We are struggling with this one! What else could we have? One thing suggested by the booklet is "evidence that you and your partner are generally accepted as a couple socially (for example, joint
invitations, going out together, friends and acquaintances in common)" - can we use Facebook for this?? is shows us checking in together for anniversaries etc., as well as out with friends and provides dates etc.

Also, is this the section that photographs should be included in, as photographs are not mentioned in the booklet? We don't have any photos with dates printed on them, unfortunately. But again, we do have some on Facebook, which says when and where they were uploaded, so not sure if we could use these??


*the nature of your commitment to each other*
*knowledge of each other’s personal circumstances (for example, background and family situation, which could be established at interview)* - self-explanatory

*intention that your relationship will be long-term (for example, the extent to which you have combined your affairs)* - Does the 12 month lease on the house count for this? What else can we use?

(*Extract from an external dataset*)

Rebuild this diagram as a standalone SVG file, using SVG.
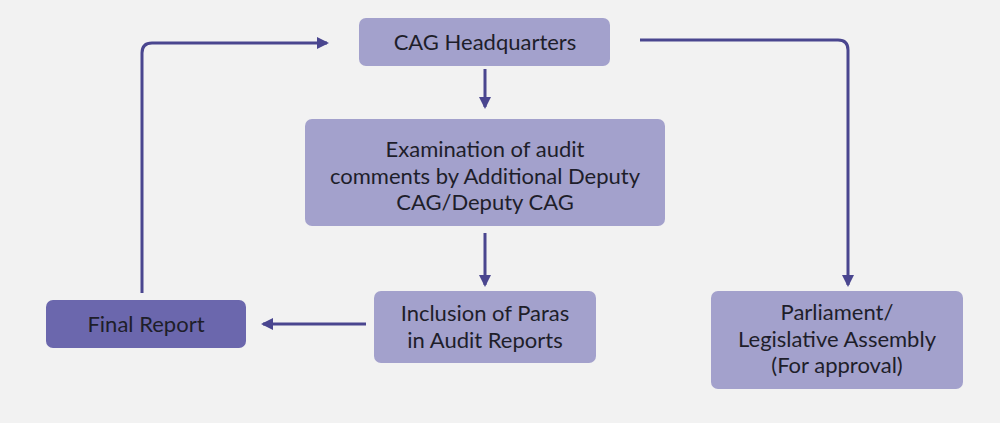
<svg xmlns="http://www.w3.org/2000/svg" width="1000" height="423" viewBox="0 0 1000 423">
<style>
.box{fill:#a3a1cc;}
.dark{fill:#6b67ad;}
.t{font-family:Lato,"Open Sans","Liberation Sans",sans-serif;font-size:22px;fill:#1e1e2a;text-anchor:middle;}
.c{fill:none;stroke:#4a468f;stroke-width:3;}
</style>
<defs>
<marker id="ah" markerWidth="12" markerHeight="12" viewBox="0 0 12 12" refX="10" refY="6" orient="auto" markerUnits="userSpaceOnUse">
<path d="M0,0 L12,6 L0,12 Z" fill="#4a468f"/>
</marker>
</defs>
<rect width="1000" height="423" fill="#f2f2f2"/>
<g id="connectors">
<path class="c" d="M485,69 V107" marker-end="url(#ah)"/>
<path class="c" d="M485,233 V285" marker-end="url(#ah)"/>
<path class="c" d="M366,324 H263" marker-end="url(#ah)"/>
<path class="c" d="M142,293 V53 Q142,43 152,43 H327" marker-end="url(#ah)"/>
<path class="c" d="M640,40 H838 Q848,40 848,50 V285" marker-end="url(#ah)"/>
</g>
<g id="hq">
<rect class="box" x="359" y="18" width="251" height="48" rx="7"/>
<text class="t" x="485" y="50">CAG Headquarters</text>
</g>
<g id="exam">
<rect class="box" x="305" y="119" width="360" height="107" rx="7"/>
<text class="t" x="485" y="157">Examination of audit<tspan x="485" dy="26.5">comments by Additional Deputy</tspan><tspan x="485" dy="26.5">CAG/Deputy CAG</tspan></text>
</g>
<g id="inclusion">
<rect class="box" x="374" y="291" width="222" height="72" rx="7"/>
<text class="t" x="485" y="321">Inclusion of Paras<tspan x="485" dy="26.5">in Audit Reports</tspan></text>
</g>
<g id="final">
<rect class="dark" x="46" y="300" width="200" height="48" rx="7"/>
<text class="t" x="146" y="332">Final Report</text>
</g>
<g id="parliament">
<rect class="box" x="711" y="291" width="252" height="98" rx="7"/>
<text class="t" x="837" y="320">Parliament/<tspan x="837" dy="26.5">Legislative Assembly</tspan><tspan x="837" dy="26.5">(For approval)</tspan></text>
</g>
</svg>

*the terms of your wills* - Haven't done this yet but will do in time for the application

*correspondence and itemised phone accounts to show that contact was maintained during any period of separation*- Not sure if we should include this. I went back to the UK for 3 months in 2014 and we maintained contact - can I use text messages/phone call logs/Skype for this? But even so, this was over 1yr ago - do I include it, as we have now been here together in Australia for the past 14 months?


So this is what we have! Any ideas on what else we could add or answers to the above specific questions would be gratefully received! Thank you :confused2:


----------